É de seguida um dos momentos mais fortes de Pharaoh Sanders que, aliado ao piano eléctrico e sintetizadores de Floating Points, nos oferece uma prestação fenomenal, um banho de saxofone com direito a toda a sua emocionalidade e variação. Em Movement 5, que acaba com arpejos repetitivos de piano eléctrico e órgão a servirem de fundo para o motivo inicial, desta vez interpretado unicamente por piano, temos aquele que é para mim um dos derradeiros momentos do disco, um solo-feito-crescendo de Sanders a deixar-nos numa expectativa imensa para apenas nos deixar ao som do seu abandono, a fazer-nos notar o espaço que antes ocupava. Felizmente, em Movement 6, o mesmo regressa e com ele a secção de cordas manifesta-se com toda a força, iniciando um crescendo que deixa tudo o que não seja o simples motivo inicial para trás. Esta magnitude incremental continua com uma força delicada que nos envolve e seduz continuamente – há momentos em que esta crescente intensidade quebra para depois poder regressar numa obscenidade lírica que é difícil replicar por meras palavras. Dizem que é na poesia que encontramos uma capacidade genuína de exprimir aquilo que não o pode ser, mas este movimento é prova de que há formas para lá da palavra de o fazer.

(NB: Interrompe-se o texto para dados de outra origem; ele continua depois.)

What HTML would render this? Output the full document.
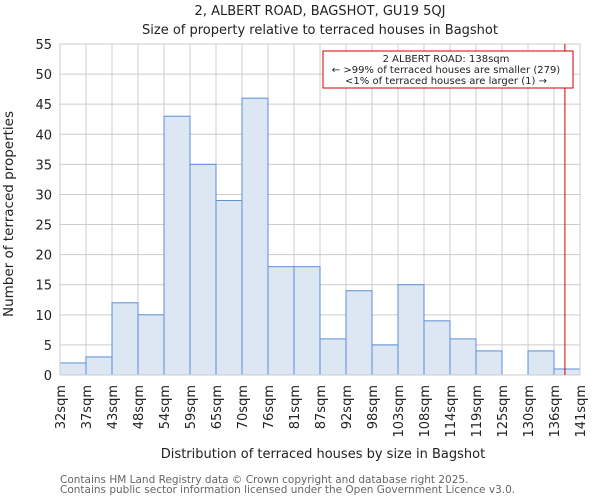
<!DOCTYPE html>
<html><head><meta charset="utf-8"><style>
body{margin:0;background:#fff;}
svg{display:block;font-family:"DejaVu Sans","Liberation Sans",sans-serif;}
</style></head><body>
<svg id="chart" width="600" height="500" xmlns="http://www.w3.org/2000/svg">
<text x="320" y="15" text-anchor="middle" font-size="13" fill="#222">2, ALBERT ROAD, BAGSHOT, GU19 5QJ</text>
<text x="320" y="34" text-anchor="middle" font-size="13" fill="#222">Size of property relative to terraced houses in Bagshot</text>
<g id="grid"></g><g id="bars"></g><g id="axes"></g>
<text x="323" y="458" text-anchor="middle" font-size="13" fill="#222">Distribution of terraced houses by size in Bagshot</text>
<text transform="translate(13,214) rotate(-90)" text-anchor="middle" font-size="13.5" fill="#222">Number of terraced properties</text>
<text x="60" y="483" font-size="10.5" fill="#666">Contains HM Land Registry data © Crown copyright and database right 2025.</text>
<text x="60" y="493" font-size="10.5" fill="#666">Contains public sector information licensed under the Open Government Licence v3.0.</text>
</svg>
<script>
const categories=["32sqm","37sqm","43sqm","48sqm","54sqm","59sqm","65sqm","70sqm","76sqm","81sqm","87sqm","92sqm","98sqm","103sqm","108sqm","114sqm","119sqm","125sqm","130sqm","136sqm","141sqm"];
const counts=[2,3,12,10,43,35,29,46,18,18,6,14,5,15,9,6,4,0,4,1];
const yTicks=[0,5,10,15,20,25,30,35,40,45,50,55];
const markerBin=19.42;
const L=60,R=580,T=44,B=375,yMax=55;
const ns="http://www.w3.org/2000/svg";
const xs=i=>L+(R-L)*i/counts.length;
const ys=v=>B-(B-T)*v/yMax;
function mk(tag,attrs,parent,txt){const e=document.createElementNS(ns,tag);for(const k in attrs)e.setAttribute(k,attrs[k]);if(txt!==undefined)e.textContent=txt;document.getElementById(parent).appendChild(e);return e;}
yTicks.forEach(v=>{
 const l=mk('line',{x1:L,x2:R,y1:ys(v),y2:ys(v),stroke:'#cccccc','stroke-width':1},'grid');
 
 
 const t=mk('text',{x:L-8,y:ys(v)+5,'text-anchor':'end','font-size':13,fill:'#222'},'axes',v);
 
 
});
categories.forEach((c,i)=>{
 const x=xs(i);
 const l=mk('line',{x1:x,x2:x,y1:T,y2:B,stroke:'#cccccc','stroke-width':1},'grid');
 
 
 const t=mk('text',{transform:`translate(${x+5},${B+10}) rotate(-90)`,'text-anchor':'end','font-size':13,fill:'#222'},'axes',c);
 
 
});
counts.forEach((v,i)=>{
 const r=mk('rect',{x:xs(i),y:ys(v),width:xs(i+1)-xs(i),height:B-ys(v),fill:'#dde6f3',stroke:'#5b8fd5','stroke-width':1},'bars');
 
 
});
const rr=mk('rect',{x:L,y:T,width:R-L,height:B-T,fill:'none',stroke:'#cccccc'},'axes');


const mx=xs(markerBin);
const ml=mk('line',{x1:mx,x2:mx,y1:T,y2:B,stroke:'#cc0000','stroke-width':1},'axes');


const box=mk('rect',{x:323,y:51,width:250,height:37,fill:'#fff',stroke:'#cc0000','stroke-width':1},'axes');


["2 ALBERT ROAD: 138sqm","← >99% of terraced houses are smaller (279)","<1% of terraced houses are larger (1) →"].forEach((s,k)=>{
 const t=mk('text',{x:446,y:62+k*11,'text-anchor':'middle','font-size':10,fill:'#222'},'axes',s);
 
 
});
</script>
</body></html>
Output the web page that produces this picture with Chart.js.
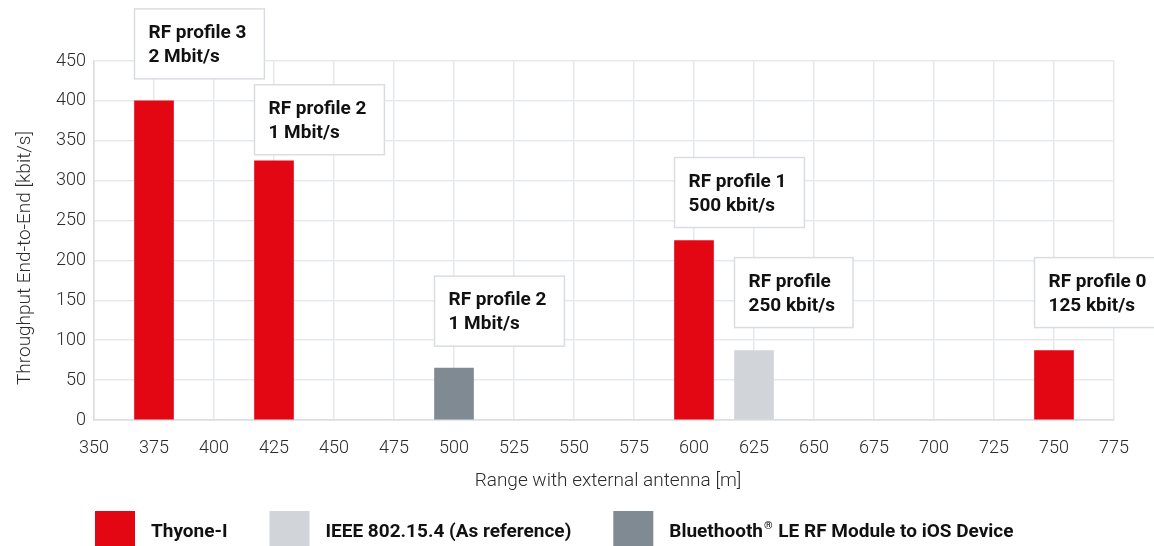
<!DOCTYPE html>
<html>
<head>
<meta charset="utf-8">
<script src="https://cdn.jsdelivr.net/npm/chart.js@4/dist/chart.umd.min.js"></script>
<style>
  html, body { margin: 0; padding: 0; background: #fff; }
  #wrap { width: 1154px; height: 546px; }
</style>
</head>
<body>
<div id="wrap"><canvas id="rangeChart" width="1154" height="546"></canvas></div>
<script>
// range [m] and end-to-end throughput [kbit/s] per device
const thyoneRange = [375, 425, 600, 750];
const thyoneThroughput = [400, 325, 225, 87];
const ieeeRange = [625];
const ieeeThroughput = [87];
const bleRange = [500];
const bleThroughput = [65];

// RF profile callouts, one per bar, same order as the data above
const thyoneProfiles = [['RF profile 3', '2 Mbit/s'], ['RF profile 2', '1 Mbit/s'], ['RF profile 1', '500 kbit/s'], ['RF profile 0', '125 kbit/s']];
const ieeeProfiles = [['RF profile', '250 kbit/s']];
const bleProfiles = [['RF profile 2', '1 Mbit/s']];

// gap between the callout box and the top of its bar (px)
const thyoneLift = [22, 6, 13, 23];
const ieeeLift = [23];
const bleLift = [22];

const seriesNames = ['Thyone-I', 'IEEE 802.15.4 (As reference)', 'Bluethooth® LE RF Module to iOS Device'];

const RED = '#e30613';
const LIGHT = '#d1d5d9';
const DARK = '#808a93';
const GRID = '#e6e9ec';
const TEXT = '#2b2b2b';
const BOLD = 'bold 19px Roboto, "Noto Sans", sans-serif';

function points(xs, ys) {
    return xs.map((x, i) => ({ x: x, y: ys[i] }));
}

// callout boxes above the bars
const calloutPlugin = {
    id: 'callouts',
    afterDatasetsDraw(chart) {
        const ctx = chart.ctx;
        ctx.save();
        ctx.font = BOLD;
        chart.data.datasets.forEach((ds, di) => {
            const meta = chart.getDatasetMeta(di);
            meta.data.forEach((bar, i) => {
                const lines = ds.profiles[i];
                const left = bar.x - bar.width / 2;
                const h = 70;
                const top = bar.y - ds.lift[i] - h;
                const w = Math.max(...lines.map(t => ctx.measureText(t).width)) + 32;
                ctx.fillStyle = '#fff';
                ctx.fillRect(left, top, w, h);
                ctx.strokeStyle = '#d9dde1';
                ctx.lineWidth = 1.5;
                ctx.strokeRect(left, top, w, h);
                ctx.fillStyle = '#111';
                ctx.textBaseline = 'alphabetic';
                ctx.textAlign = 'left';
                ctx.fillText(lines[0], left + 14, top + 29);
                ctx.fillText(lines[1], left + 14, top + 53);
            });
        });
        ctx.restore();
    }
};

// writes a label with the ® sign raised and smaller, returns its width
function drawLegendText(ctx, text, x, y) {
    const parts = text.split('®');
    let cx = x;
    parts.forEach((part, i) => {
        ctx.font = BOLD;
        ctx.fillText(part, cx, y);
        cx += ctx.measureText(part).width;
        if (i < parts.length - 1) {
            ctx.font = 'bold 11px Roboto, "Noto Sans", sans-serif';
            ctx.fillText('®', cx + 1, y - 8);
            cx += ctx.measureText('®').width + 2;
        }
    });
    return cx - x;
}

// axis titles and the legend row under the chart
const framePlugin = {
    id: 'frame',
    afterDraw(chart) {
        const ctx = chart.ctx;
        const area = chart.chartArea;
        ctx.save();
        ctx.fillStyle = TEXT;
        ctx.font = '300 19px Roboto, "Noto Sans", sans-serif';
        ctx.textAlign = 'center';
        ctx.textBaseline = 'middle';
        ctx.fillText('Range with external antenna [m]', (area.left + area.right) / 2 + 4, 481);

        ctx.save();
        ctx.translate(25, 258);
        ctx.rotate(-Math.PI / 2);
        ctx.fillText('Throughput End-to-End [kbit/s]', 0, 0);
        ctx.restore();

        ctx.textAlign = 'left';
        ctx.textBaseline = 'alphabetic';
        let x = area.left + 1;
        chart.data.datasets.forEach(ds => {
            ctx.fillStyle = ds.backgroundColor;
            ctx.fillRect(x, 511, 40, 35);
            ctx.fillStyle = '#111';
            const w = drawLegendText(ctx, ds.label, x + 56, 537);
            x += 56 + w + 42;
        });
        ctx.restore();
    }
};

new Chart(document.getElementById('rangeChart'), {
    type: 'bar',
    data: {
        datasets: [
            { label: seriesNames[0], data: points(thyoneRange, thyoneThroughput), backgroundColor: RED, profiles: thyoneProfiles, lift: thyoneLift },
            { label: seriesNames[1], data: points(ieeeRange, ieeeThroughput), backgroundColor: LIGHT, profiles: ieeeProfiles, lift: ieeeLift },
            { label: seriesNames[2], data: points(bleRange, bleThroughput), backgroundColor: DARK, profiles: bleProfiles, lift: bleLift }
        ]
    },
    options: {
        responsive: false,
        animation: false,
        grouped: false,
        barThickness: 39,
        layout: { padding: { left: 0, right: 40, top: 61, bottom: 50 } },
        plugins: {
            legend: { display: false },
            tooltip: { enabled: false }
        },
        scales: {
            x: {
                type: 'linear',
                min: 350,
                max: 775,
                offset: false,
                grid: { color: GRID, lineWidth: 1.5, drawTicks: false, offset: false },
                border: { color: '#dadee2', width: 1.5 },
                ticks: {
                    stepSize: 25,
                    padding: 18,
                    color: TEXT,
                    font: { family: 'Roboto, "Noto Sans", sans-serif', size: 18, weight: 300 }
                },
                afterFit(scale) { scale.height = 76; }
            },
            y: {
                min: 0,
                max: 450,
                grid: { color: GRID, lineWidth: 1.5, drawTicks: false },
                border: { color: '#dadee2', width: 1.5 },
                ticks: {
                    stepSize: 50,
                    padding: 8,
                    color: TEXT,
                    font: { family: 'Roboto, "Noto Sans", sans-serif', size: 18, weight: 300 }
                },
                afterFit(scale) { scale.width = 94; }
            }
        }
    },
    plugins: [calloutPlugin, framePlugin]
});
</script>
</body>
</html>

Movement 7 – de uma nova era, da era Depois do Crescendo (D.C.) – dá-nos uma nova expressão de emoção. Desta vez é Sanders e Floating Points que se unem num diálogo entre dois casos de caos – ora domado, ora descontrolado, ora concordante, ora dissonante. Os últimos dois minutos são uma tour de force do saxofonista norte-americano, que se desprende da matriz rítmica que o acompanhava e liberta a livre forma do jazz e sintetiza num curto espaço de tempo aquela tão famosa descrição de Lisa Simpson – “you have to listen to the notes [he’s] not playing”. No oitavo e penúltimo movimento os ânimos acalmam – começamos a perceber que um fim iminente se avizinha, mas não sem que o órgão de Floating Points brilhe e tenha direito às suas mudanças de humor: quase de súbito ouvimos um silêncio que mostra aquilo que John Cage queria transmitir com a sua 4’33” – o que se ouve quando não há nada a tocar. Abre-se assim o palco para que o Movement 9 se despeça gentilmente de nós, entrando a LSO momentaneamente em algo de indeterminância, recusando seguir uma linha tonal específica, até terminar numa sucessão de acordes sustenidos que dão lugar a um momento final em que aquilo que nos resta é aquilo com que começámos – silêncio. 

Numa nota e sonoridade certamente diferentes mas com intenções semelhantes, lembra-me o trabalho de Actress com a London Contemporary Orchestra – trabalhos criativos na interface entre a música “clássica” e a música electrónica contemporâneaPromises é uma colaboração que, neste aspecto e ao contrário de muitas promessas, não desilude – é uma combinação pouco intuitiva, é certo, mas que se evidencia como fazendo todo o sentido. É uma combinação que nos mostra que a barreira entre aquilo que era a música erudita e aquela que os comuns mortais escutam pode – e deve – ser quebrada para que novas maneiras de fazer e escutar música possam ser sintetizadas.